空き家問題を解決するには、住宅に関する考えを改める必要があるのではないでしょうか。
自分の持っている空き家は、すでに資産ではなく、お金をかけてでも解決しなければならない負債である、とはっきり認識するところから始める必要があるのではないでしょうか。

 

空き家をどうするかは今考えましょう

土地バブルはもう来ないし、東京オリンピックで自分の空き家は値上げりすることもない、自分の持っている空き家をそのようにしっかり考えられる人だけが、次の具体的な手段に移れます。

もう一度高値がつくかもしれない、と今でも考えている方は、おそらく生きているうちに納得できる金額を提示されることはありません。
延々と空き家にかかる固定資産税を支払続けることになるでしょう。自分が親世代から引き継いだ負債を、さらに次の世代に引き継がせるのは避けた方が賢明と思われます。
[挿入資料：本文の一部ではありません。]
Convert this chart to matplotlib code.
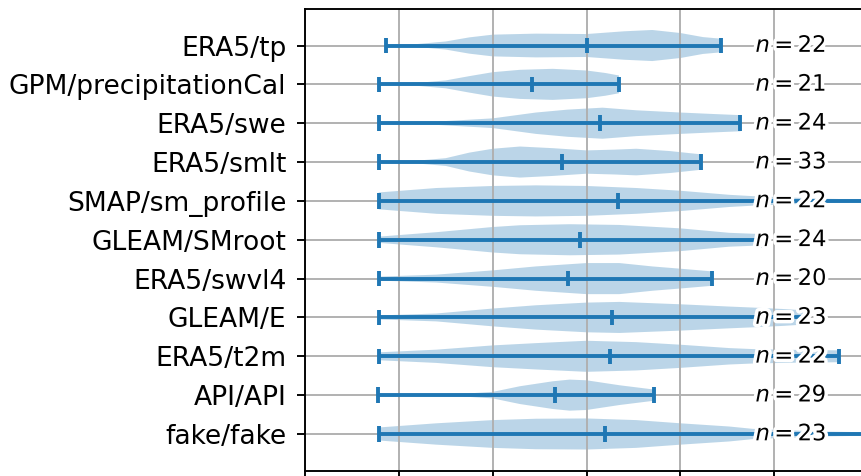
import matplotlib
matplotlib.use('Agg')
import matplotlib.pyplot as plt
import matplotlib.patheffects as pe

# rows, top to bottom
names = ['ERA5/tp', 'GPM/precipitationCal', 'ERA5/swe', 'ERA5/smlt',
         'SMAP/sm_profile', 'GLEAM/SMroot', 'ERA5/swvl4', 'GLEAM/E',
         'ERA5/t2m', 'API/API', 'fake/fake']
counts = [22, 21, 24, 33, 22, 24, 20, 23, 22, 29, 23]
mins = [-0.14, -0.215, -0.215, -0.215, -0.215, -0.215, -0.215, -0.215, -0.215, -0.225, -0.215]
medians = [2.0, 1.415, 2.14, 1.735, 2.335, 1.935, 1.80, 2.27, 2.245, 1.66, 2.20]
maxes = [3.435, 2.345, 3.64, 3.215, 5.5, 3.86, 3.335, 4.35, 4.69, 2.715, 5.5]

# density profile (x position, relative half width)
kde_x = [
    [-0.14, 0.2, 0.5, 0.75, 1.0, 1.46, 2.0, 2.4, 2.7, 3.0, 3.24, 3.435],
    [-0.215, 0.2, 0.5, 0.75, 1.0, 1.29, 1.64, 2.0, 2.2, 2.345],
    [-0.215, 0.4, 1.0, 1.46, 1.8, 2.17, 2.53, 3.0, 3.3, 3.64],
    [-0.215, 0.2, 0.5, 0.75, 1.0, 1.29, 1.64, 2.0, 2.3, 2.53, 2.89, 3.215],
    [-0.215, 0.4, 1.0, 1.46, 2.0, 2.53, 3.0, 3.52, 3.77, 4.5, 4.9, 5.5],
    [-0.215, 0.4, 1.0, 1.29, 1.82, 2.35, 3.0, 3.52, 3.86],
    [-0.215, 0.4, 1.0, 1.46, 2.0, 2.35, 2.7, 3.0, 3.335],
    [-0.215, 0.4, 1.0, 1.46, 2.0, 2.35, 3.0, 3.52, 3.77, 4.1, 4.35],
    [-0.215, 0.4, 1.0, 1.46, 2.0, 2.53, 3.0, 3.52, 3.77, 4.2, 4.69],
    [-0.225, 0.4, 0.7, 1.0, 1.29, 1.64, 1.82, 2.0, 2.35, 2.715],
    [-0.215, 0.4, 1.0, 1.46, 2.0, 2.53, 3.0, 3.52, 3.77, 4.5, 5.0, 5.5],
]
kde_w = [
    [1, 1.5, 4, 8, 10.7, 11.7, 11.3, 14, 15.3, 12.3, 8.3, 6.7],
    [1, 1.5, 4, 8.3, 12.3, 14.7, 15.7, 14, 11.5, 9],
    [1, 1.7, 5, 11, 14, 16, 13.3, 11, 9.7, 8.3],
    [1, 1.5, 4, 9.7, 13.7, 16, 14.3, 12, 12.8, 13.7, 11.3, 8],
    [8.3, 12.7, 14.7, 15.3, 14.7, 12.7, 10, 6, 4.7, 2.2, 1.5, 1.2],
    [3, 7.3, 12.3, 14, 15, 14.3, 11, 6.7, 5.5],
    [2, 4, 8.3, 12.3, 15.7, 15.7, 12.3, 10, 7.3],
    [2, 4, 9, 12.3, 15, 15.7, 13.3, 11, 10, 8.5, 7],
    [4, 6.7, 11, 13.3, 15.7, 14.3, 11.7, 8.3, 7.3, 6.5, 6],
    [1, 1, 1.5, 3.3, 9, 14, 15.7, 15, 10, 5.7],
    [6.7, 11, 14.3, 15.7, 16, 14.3, 11, 7.7, 5.3, 2.5, 1.8, 1.2],
]

s = 1.71
plt.rcParams.update({
    'font.size': 19.1,
    'axes.linewidth': 0.8 * s,
    'grid.linewidth': 0.8 * s,
    'lines.linewidth': 2.8,
    'xtick.major.size': 3.5 * s,
    'ytick.major.size': 3.5 * s,
    'xtick.major.width': 0.8 * s,
    'ytick.major.width': 0.8 * s,
    'xtick.major.pad': 3.5 * s,
    'ytick.major.pad': 7.4,
})

fig = plt.figure(figsize=(8.61, 4.76), dpi=100)
ax = fig.add_axes([305 / 861, 5.5 / 476, 657 / 861, 461.5 / 476])

pos = list(range(len(names), 0, -1))
stats = []
for i in range(len(names)):
    stats.append(dict(coords=kde_x[i], vals=kde_w[i], mean=medians[i],
                      median=medians[i], min=mins[i], max=maxes[i]))

ax.violin(stats, positions=pos, orientation='horizontal', widths=0.8,
          showmedians=True)

# sample size next to each violin
for i in range(len(names)):
    ax.text(3.8, pos[i], f'$n = {counts[i]}$', ha='left', va='center',
            fontsize=16.3,
            path_effects=[pe.withStroke(linewidth=5, foreground='w')])

ax.set_yticks(pos, names)
ax.set_xticks(range(-1, 7))
ax.tick_params(axis='x', labelbottom=False)
ax.set_xlim(-1, 6)
ax.set_ylim(0.06, 11.94)
ax.grid(True)

fig.savefig('out.png', dpi=100)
まだ自分自身が元気で多少の金銭的余裕があるならば、付加価値を付ける方向で考えるのもいいかもしれません。大規模なリフォームをして、賃貸で借り手を探して、不動産投資家に売却するのもいいでしょう。
建物を解体して、更地として駐車場用地や事業用地として売却するのもいいでしょう。

いずれにせよ、自分自身で決心して行動しなければ何も変わりません。面倒くさいは禁句です。

どのような手法が適切かは、それぞれの空き家の周辺状況によりますが、空き家は何とかしなければならない負債である、としっかり見つめて取り組むことが、第一歩だと思われます。